Boulevard newcomers American Apparel and Hooters taunt the aging Hamburger Hamlet like precocious rich kids with too-shiny shoes. Across the street, Grauman’s Chinese, like an enormous faux-Asian Roach Motel, lures hordes of appliqué- and Abercrombie-clad tourists who ogle celebrity-appendage impressions like inner-city kids at their first petting zoo.
Crossing Highland, I pass under the ominous green Scientology sign that dominates an old red-brick apartment building. Sect mothers suffering post-partum depression could well be locked up here — wolfing down vitamins whilst waiting for L. Ron to whisk them far away in the company mother-ship.

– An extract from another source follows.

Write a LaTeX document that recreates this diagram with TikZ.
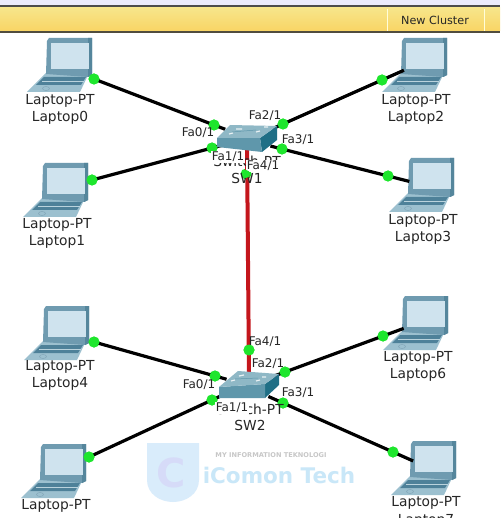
\documentclass[tikz,border=0pt]{standalone}
\usepackage{fontspec}
\setmainfont{DejaVu Sans}
\usetikzlibrary{calc}
\definecolor{lapframe}{HTML}{6F9BB0}
\definecolor{lapdark}{HTML}{55869C}
\definecolor{lapscreen}{HTML}{CFE3EE}
\definecolor{lapbase}{HTML}{9CC0CF}
\definecolor{lapkey}{HTML}{4E8199}
\definecolor{swtop}{HTML}{8FB8C6}
\definecolor{swfront}{HTML}{5F97AB}
\definecolor{swside}{HTML}{1F6F86}
\definecolor{portgreen}{HTML}{1EE62D}
\definecolor{linkred}{HTML}{C4161C}
\definecolor{bandtop}{HTML}{F7E58A}
\definecolor{bandbot}{HTML}{F9D565}
\definecolor{wmshield}{HTML}{D9ECFB}
\definecolor{wmc}{HTML}{D6DBF8}
\definecolor{wmtext}{HTML}{C9E7F8}
\tikzset{
  devlabel/.style={font=\fontsize{13.8}{14}\selectfont,inner sep=0pt,text=black!85},
  portlabel/.style={font=\fontsize{12}{12}\selectfont,inner sep=0.6pt,text=black!85},
  coverlabel/.style={portlabel,fill=white},
  port/.style={circle,fill=portgreen,draw=none,minimum size=11pt,inner sep=0pt},
  cable/.style={line width=3.2pt,black},
  trunk/.style={line width=4pt,linkred},
  laptop/.pic={
    \fill[lapbase] (-1,35) -- (42,35) -- (33,54) -- (-20,54) -- cycle;
    \fill[lapkey] (-3,39) -- (39,39) -- (34,47) -- (-11,47) -- cycle;
    \draw[lapbase!70!white,line width=.5pt] (-5,43) -- (37,43);
    \draw[lapkey!70!white,line width=.5pt] (-1,50.5) ellipse (3.5 and 2);
    \fill[lapframe] (0,3) -- (2,0) -- (45,0) -- (45,37) -- (41,39) -- (-1,36) -- cycle;
    \fill[lapdark] (41,0) -- (45,0) -- (45,37) -- (41,39) -- cycle;
    \fill[lapscreen] (4,5) -- (42,5) -- (42,31) -- (4,31) -- cycle;
  }
}
\begin{document}
\begin{tikzpicture}[x=1pt,y=-1pt]
\useasboundingbox (0,0) rectangle (500,518);
\clip (0,0) rectangle (500,518);
\fill[white] (0,0) rectangle (500,518);
% toolbar
\fill[black!12!blue!8!white] (0,0) rectangle (500,5);
\fill[black!70] (0,5.5) rectangle (500,8);
\shade[top color=bandtop,bottom color=bandbot] (0,8) rectangle (500,31);
\fill[black!65!yellow!60!black] (0,31) rectangle (500,33);
\draw[white!85!yellow,line width=1pt] (387,9) -- (387,31) (484,9) -- (484,31);
\node[inner sep=0pt,font=\fontsize{11.2}{11}\selectfont,text=black!85] (newcl) at (435,20) {New Cluster};
% watermark
\fill[wmshield] (147,443) -- (199,443) -- (199,480) .. controls (199,494) and (186,502) .. (173,502) .. controls (160,502) and (147,494) .. (147,480) -- cycle;
\node[inner sep=0pt,font=\bfseries\fontsize{40}{40}\selectfont,text=wmc] (wmcl) at (171,473) {C};
\node[inner sep=0pt,font=\bfseries\fontsize{6.6}{7}\selectfont,text=black!22] (wmtop) at (271,455) {MY INFORMATION TEKNOLOGI};
\node[inner sep=0pt,font=\bfseries\fontsize{21.5}{22}\selectfont,text=wmtext] (wmname) at (279,475) {iComon Tech};
% laptops
\pic at (47,38) {laptop};
\pic at (402,38) {laptop};
\pic at (43,163) {laptop};
\pic at (409,158) {laptop};
\pic at (44,306) {laptop};
\pic at (403,296) {laptop};
\pic at (41,444) {laptop};
\pic at (411,441) {laptop};
% ports at laptops
\node[port] (d0) at (94,79) {};
\node[port] (d1) at (92,180) {};
\node[port] (d2) at (382,80) {};
\node[port] (d3) at (388,176) {};
\node[port] (d4) at (94,342) {};
\node[port] (d5) at (89,457) {};
\node[port] (d6) at (383,336) {};
\node[port] (d7) at (393,452) {};
% switch-side ports
\node[port] (a0) at (214,125) {};
\node[port] (a1) at (212,148) {};
\node[port] (a2) at (283,124) {};
\node[port] (a3) at (282,149) {};
\node[port] (a4) at (246,174) {};
\node[port] (b0) at (215,376) {};
\node[port] (b1) at (212,400) {};
\node[port] (b2) at (285,372) {};
\node[port] (b3) at (283,403) {};
\node[port] (b4) at (249,350) {};
% cables
\draw[cable,shorten >=-12pt] (d0.center) -- (a0.center);
\draw[cable,shorten >=-12pt] (d1.center) -- (a1.center);
\draw[cable,shorten <=-24pt,shorten >=-12pt] (d2.center) -- (a2.center);
\draw[cable,shorten <=-22pt,shorten >=-12pt] (d3.center) -- (a3.center);
\draw[cable,shorten >=-12pt] (d4.center) -- (b0.center);
\draw[cable,shorten >=-12pt] (d5.center) -- (b1.center);
\draw[cable,shorten <=-22pt,shorten >=-12pt] (d6.center) -- (b2.center);
\draw[cable,shorten <=-22pt,shorten >=-16pt] (d7.center) -- (b3.center);
% redraw ports above cables
\foreach \p in {d0,d1,d2,d3,d4,d5,d6,d7,a0,a1,a2,a3,b0,b1,b2,b3}
  \fill[portgreen] (\p) circle (5.5);
% trunk
\coordinate (sw1) at (247,145);
\coordinate (sw2) at (249,378);
\draw[trunk] (sw1) -- (sw2);
\fill[portgreen] (b4) circle (5.5);
% switches
\fill[swside] (260,138) -- (277,126) -- (277,140) -- (262,152) -- cycle;
\fill[swfront] (217,138) -- (260,138) -- (262,152) -- (217,147) -- cycle;
\fill[swtop] (217,138) -- (230,125) -- (277,126) -- (260,138) -- cycle;
\draw[white!80!swtop,line width=1.2pt] (236,129) -- (242,129) (264,127) -- (268,127) (229,134) -- (233,133) (256,132) -- (260,131);
\draw[swfront,line width=.5pt] (232,132) -- (256,130);
\fill[swside] (265,384) -- (279,374) -- (279,385) -- (265,398) -- cycle;
\fill[swfront] (219,387) -- (265,384) -- (265,398) -- (219,398) -- cycle;
\fill[swtop] (219,387) -- (238,371) -- (279,374) -- (265,384) -- cycle;
\draw[white!80!swtop,line width=1.2pt] (239,376) -- (244,375) (262,377) -- (266,377) (231,381) -- (235,380) (256,381) -- (260,380);
\draw[swfront,line width=.5pt] (235,379) -- (258,378);
% device labels
\node[devlabel] (l0a) at (60,101) {Laptop-PT};
\node[devlabel] (l0b) at (60,118) {Laptop0};
\node[devlabel] (l1a) at (57,225) {Laptop-PT};
\node[devlabel] (l1b) at (57,242) {Laptop1};
\node[devlabel] (l2a) at (416,101) {Laptop-PT};
\node[devlabel] (l2b) at (416,118) {Laptop2};
\node[devlabel] (l3a) at (423,221) {Laptop-PT};
\node[devlabel] (l3b) at (423,238) {Laptop3};
\node[devlabel] (l4a) at (60,367) {Laptop-PT};
\node[devlabel] (l4b) at (60,384) {Laptop4};
\node[devlabel] (l5a) at (56,506) {Laptop-PT};
\node[devlabel] (l6a) at (418,358) {Laptop-PT};
\node[devlabel] (l6b) at (418,375) {Laptop6};
\node[devlabel] (l7a) at (426,503) {Laptop-PT};
\node[devlabel] (l7b) at (426,521) {Laptop7};
\node[devlabel] (s1a) at (247,161) {Switch-PT};
\node[devlabel] (s1b) at (247,178) {SW1};
\node[devlabel] (s2a) at (250,409) {Switch-PT};
\node[devlabel] (s2b) at (250,425) {SW2};
% port labels
\node[portlabel] (t0) at (198,133) {Fa0/1};
\node[coverlabel] (t1) at (228,157) {Fa1/1};
\node[portlabel] (t2) at (265,116) {Fa2/1};
\node[portlabel] (t3) at (298,140) {Fa3/1};
\node[coverlabel] (t4) at (263,166) {Fa4/1};
\fill[portgreen] (a4) circle (4);
\node[portlabel] (u0) at (199,385) {Fa0/1};
\node[coverlabel] (u1) at (232,408) {Fa1/1};
\node[portlabel] (u2) at (268,364) {Fa2/1};
\node[portlabel] (u3) at (298,393) {Fa3/1};
\node[portlabel] (u4) at (265,342) {Fa4/1};
\end{tikzpicture}
\end{document}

Farther on, air moistens as a busboy hoses down the star-pocked sidewalk in front
of Musso & Frank. The scent of wet terra cotta jogs my memory and I briefly reminisce
about my belligerent ex, who’d nearly run me over near Orson Welles’ star on a
rainy night five years ago. Ah, sweet memories — this town’s so full of it…
I mean, them.
At Frederick’s of Hollywood, LAPD officers harass a carload of non-Caucasians while a wild-eyed man in pink slippers walks haughtily by — they are clearly fortunate, judging by his hostile glare, to be bothering someone else this night.
Another block east, a cowboy with a Stars and Stripes ascot gives a blond a haircut in front of the Cahuenga International Newsstand. He snips her tresses amongst stacks of meaty Vogue magazines and British tabloids. Half a block later, hipsters swarm in front of Star Shoes; watching them doing not much at all but doing it so damn sexily, I yearn for younger days. Fifty feet later a Lycra-clad woman nibbles on a white paper napkin at a bus bench — all possessions squared away in a Sunkist box atop a babyless stroller. She’s got padded headphones on — I wonder what she listens to as I pass her.
At Hollywood and Vine, sanitation workers blast pink terrazzo stars dedicated to W.C. Fields and Desi Arnaz — the water cannon erases the street’s grime just like the drive erases a day’s clutter from my head. As the night cools, it occurs to me that minutes seem to pass much more sanely here than they do in, say, Beverly Hills or Echo Park at noon.
Unsurprisingly, I’ve fallen not far from the proverbial tree. If my father’s story — by some incredible Hollywood-ending chance — is true, and there is someone shaking the country, I guess I’d tell that whoever-it-is to keep on shakin’. It’s just starting to get good down here in the City of Angels.